As investigações estão em andamento. O Ministério Público Federal reabriu o caso nesta segunda-feira (17). A polícia ouviu amigos de João e policiais, recolheu armas para perícia e fez reprodução simulada. Mas, nenhum desses laudos que seriam decisivos para a conclusão do inquérito ficou pronto. Nos últimos seis meses não houve novos depoimentos. E os policiais que atiraram trabalham normalmente. Até agora, ninguém foi responsabilizado.
"Ninguém nos procurou pra dar satisfação nenhuma. Nada que aliviasse um pouco, que desse uma segurança pra gente", diz Rafaela Coutinho de Matos Pinto, mãe de João Pedro. O pai do menino, Neilton Mattos, cobra respostas. "Nossa luta, a sede por justiça, ela é diária. E enquanto ficar nesse chove não molha assim, a angústia vai nos matando".
A casa onde o adolescente foi assassinado pertence à tia dele, Denize Roza de Matos Pinto, e foi alugada. "O dia que eu estava tapando aqueles buracos, eu só lembrava, 'meu Deus, o meu filho tava aqui', sabe?
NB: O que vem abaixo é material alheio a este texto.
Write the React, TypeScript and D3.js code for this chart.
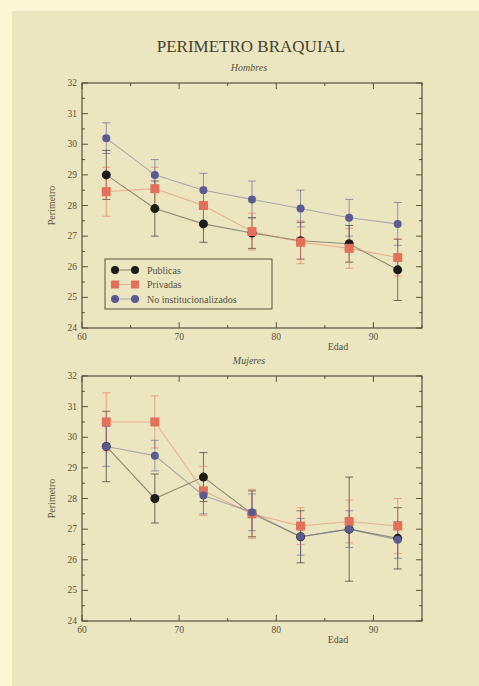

Eu choro porque ele era meu sobrinho, eu sinto muita falta".
Para o especialista em segurança pública Paulo Storani, a tensão em territórios controlados por facções criminosas pode afetar o resultado de uma operação. "O policial quando entra numa situação dessa, espera sempre o pior e isso eleva o nível de tensão e isso acaba interferindo numa avaliação do cenário", diz.